■ WORK REQUIRED ■
Write out every entry, unchanged. Skip any picture.

>> begin DATA PROVIDED

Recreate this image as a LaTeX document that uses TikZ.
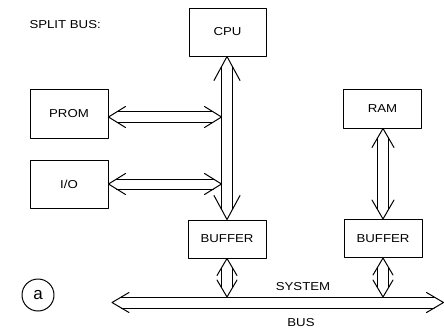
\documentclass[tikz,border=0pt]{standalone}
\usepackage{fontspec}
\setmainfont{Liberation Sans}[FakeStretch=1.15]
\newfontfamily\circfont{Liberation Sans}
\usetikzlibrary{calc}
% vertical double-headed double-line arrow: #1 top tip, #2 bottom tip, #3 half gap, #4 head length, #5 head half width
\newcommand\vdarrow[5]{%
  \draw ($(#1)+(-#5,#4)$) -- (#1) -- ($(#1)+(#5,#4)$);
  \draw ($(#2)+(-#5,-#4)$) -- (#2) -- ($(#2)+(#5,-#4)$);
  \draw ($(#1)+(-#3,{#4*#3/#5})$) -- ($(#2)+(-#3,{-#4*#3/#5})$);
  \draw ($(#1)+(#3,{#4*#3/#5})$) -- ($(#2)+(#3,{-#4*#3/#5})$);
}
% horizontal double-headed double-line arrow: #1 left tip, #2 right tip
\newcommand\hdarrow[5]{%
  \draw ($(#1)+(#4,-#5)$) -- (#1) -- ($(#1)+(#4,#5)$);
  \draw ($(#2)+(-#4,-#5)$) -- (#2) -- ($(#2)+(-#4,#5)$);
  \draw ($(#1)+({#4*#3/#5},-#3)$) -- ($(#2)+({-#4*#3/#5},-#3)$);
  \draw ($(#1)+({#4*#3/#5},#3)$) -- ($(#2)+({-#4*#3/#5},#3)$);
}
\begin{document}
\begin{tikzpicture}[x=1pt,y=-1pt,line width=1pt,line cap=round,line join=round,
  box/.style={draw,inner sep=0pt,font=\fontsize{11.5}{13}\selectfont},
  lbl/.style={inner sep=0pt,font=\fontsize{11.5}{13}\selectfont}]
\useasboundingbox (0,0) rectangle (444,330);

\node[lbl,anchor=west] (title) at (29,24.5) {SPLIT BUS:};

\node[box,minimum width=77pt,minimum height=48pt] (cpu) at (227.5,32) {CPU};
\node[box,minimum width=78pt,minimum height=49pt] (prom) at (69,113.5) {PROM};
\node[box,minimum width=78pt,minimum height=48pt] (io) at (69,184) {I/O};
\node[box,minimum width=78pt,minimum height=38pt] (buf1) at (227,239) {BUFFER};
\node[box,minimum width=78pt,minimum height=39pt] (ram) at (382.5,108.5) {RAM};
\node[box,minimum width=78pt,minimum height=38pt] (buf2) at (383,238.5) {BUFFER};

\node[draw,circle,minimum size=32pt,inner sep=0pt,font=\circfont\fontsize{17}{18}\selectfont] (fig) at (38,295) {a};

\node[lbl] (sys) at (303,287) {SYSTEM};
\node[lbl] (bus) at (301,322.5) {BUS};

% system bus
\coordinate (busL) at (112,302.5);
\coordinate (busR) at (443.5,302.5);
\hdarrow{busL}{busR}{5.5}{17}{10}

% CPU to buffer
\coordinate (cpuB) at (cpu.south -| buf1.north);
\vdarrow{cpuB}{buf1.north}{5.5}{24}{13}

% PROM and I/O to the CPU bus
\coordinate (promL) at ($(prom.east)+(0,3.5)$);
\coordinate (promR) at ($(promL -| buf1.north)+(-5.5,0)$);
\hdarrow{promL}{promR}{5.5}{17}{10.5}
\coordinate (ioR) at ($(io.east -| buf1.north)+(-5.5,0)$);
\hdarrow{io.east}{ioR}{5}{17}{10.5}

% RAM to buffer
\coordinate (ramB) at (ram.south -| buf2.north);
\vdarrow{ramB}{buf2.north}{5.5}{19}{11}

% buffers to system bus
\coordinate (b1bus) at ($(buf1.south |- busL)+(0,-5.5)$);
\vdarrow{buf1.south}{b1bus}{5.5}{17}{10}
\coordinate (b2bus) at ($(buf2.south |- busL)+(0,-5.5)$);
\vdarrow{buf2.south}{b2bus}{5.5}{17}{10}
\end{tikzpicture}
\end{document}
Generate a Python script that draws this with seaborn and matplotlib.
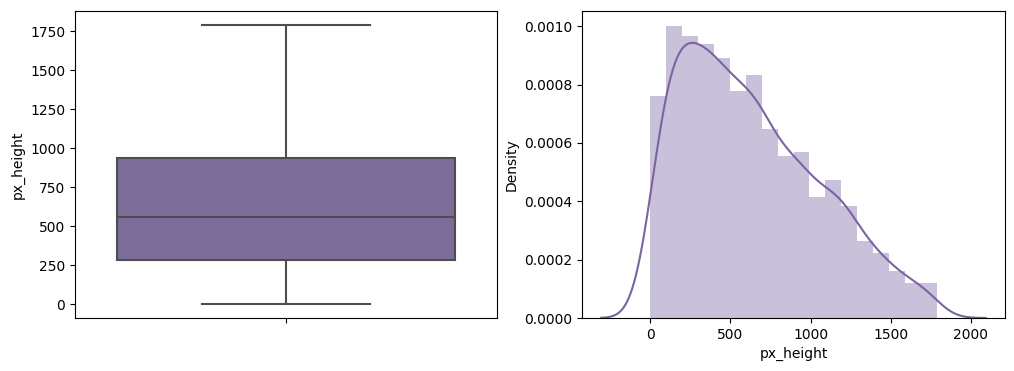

>> end DATA PROVIDED

■ OUTPUT BELOW ■
Recreate this image as a LaTeX document that uses TikZ.
\documentclass[tikz,border=0pt]{standalone}
\usepackage{fontspec}
\setmainfont{Liberation Sans}[FakeStretch=1.15]
\newfontfamily\circfont{Liberation Sans}
\usetikzlibrary{calc}
% vertical double-headed double-line arrow: #1 top tip, #2 bottom tip, #3 half gap, #4 head length, #5 head half width
\newcommand\vdarrow[5]{%
  \draw ($(#1)+(-#5,#4)$) -- (#1) -- ($(#1)+(#5,#4)$);
  \draw ($(#2)+(-#5,-#4)$) -- (#2) -- ($(#2)+(#5,-#4)$);
  \draw ($(#1)+(-#3,{#4*#3/#5})$) -- ($(#2)+(-#3,{-#4*#3/#5})$);
  \draw ($(#1)+(#3,{#4*#3/#5})$) -- ($(#2)+(#3,{-#4*#3/#5})$);
}
% horizontal double-headed double-line arrow: #1 left tip, #2 right tip
\newcommand\hdarrow[5]{%
  \draw ($(#1)+(#4,-#5)$) -- (#1) -- ($(#1)+(#4,#5)$);
  \draw ($(#2)+(-#4,-#5)$) -- (#2) -- ($(#2)+(-#4,#5)$);
  \draw ($(#1)+({#4*#3/#5},-#3)$) -- ($(#2)+({-#4*#3/#5},-#3)$);
  \draw ($(#1)+({#4*#3/#5},#3)$) -- ($(#2)+({-#4*#3/#5},#3)$);
}
\begin{document}
\begin{tikzpicture}[x=1pt,y=-1pt,line width=1pt,line cap=round,line join=round,
  box/.style={draw,inner sep=0pt,font=\fontsize{11.5}{13}\selectfont},
  lbl/.style={inner sep=0pt,font=\fontsize{11.5}{13}\selectfont}]
\useasboundingbox (0,0) rectangle (444,330);

\node[lbl,anchor=west] (title) at (29,24.5) {SPLIT BUS:};

\node[box,minimum width=77pt,minimum height=48pt] (cpu) at (227.5,32) {CPU};
\node[box,minimum width=78pt,minimum height=49pt] (prom) at (69,113.5) {PROM};
\node[box,minimum width=78pt,minimum height=48pt] (io) at (69,184) {I/O};
\node[box,minimum width=78pt,minimum height=38pt] (buf1) at (227,239) {BUFFER};
\node[box,minimum width=78pt,minimum height=39pt] (ram) at (382.5,108.5) {RAM};
\node[box,minimum width=78pt,minimum height=38pt] (buf2) at (383,238.5) {BUFFER};

\node[draw,circle,minimum size=32pt,inner sep=0pt,font=\circfont\fontsize{17}{18}\selectfont] (fig) at (38,295) {a};

\node[lbl] (sys) at (303,287) {SYSTEM};
\node[lbl] (bus) at (301,322.5) {BUS};

% system bus
\coordinate (busL) at (112,302.5);
\coordinate (busR) at (443.5,302.5);
\hdarrow{busL}{busR}{5.5}{17}{10}

% CPU to buffer
\coordinate (cpuB) at (cpu.south -| buf1.north);
\vdarrow{cpuB}{buf1.north}{5.5}{24}{13}

% PROM and I/O to the CPU bus
\coordinate (promL) at ($(prom.east)+(0,3.5)$);
\coordinate (promR) at ($(promL -| buf1.north)+(-5.5,0)$);
\hdarrow{promL}{promR}{5.5}{17}{10.5}
\coordinate (ioR) at ($(io.east -| buf1.north)+(-5.5,0)$);
\hdarrow{io.east}{ioR}{5}{17}{10.5}

% RAM to buffer
\coordinate (ramB) at (ram.south -| buf2.north);
\vdarrow{ramB}{buf2.north}{5.5}{19}{11}

% buffers to system bus
\coordinate (b1bus) at ($(buf1.south |- busL)+(0,-5.5)$);
\vdarrow{buf1.south}{b1bus}{5.5}{17}{10}
\coordinate (b2bus) at ($(buf2.south |- busL)+(0,-5.5)$);
\vdarrow{buf2.south}{b2bus}{5.5}{17}{10}
\end{tikzpicture}
\end{document}
Generate a Python script that draws this with seaborn and matplotlib.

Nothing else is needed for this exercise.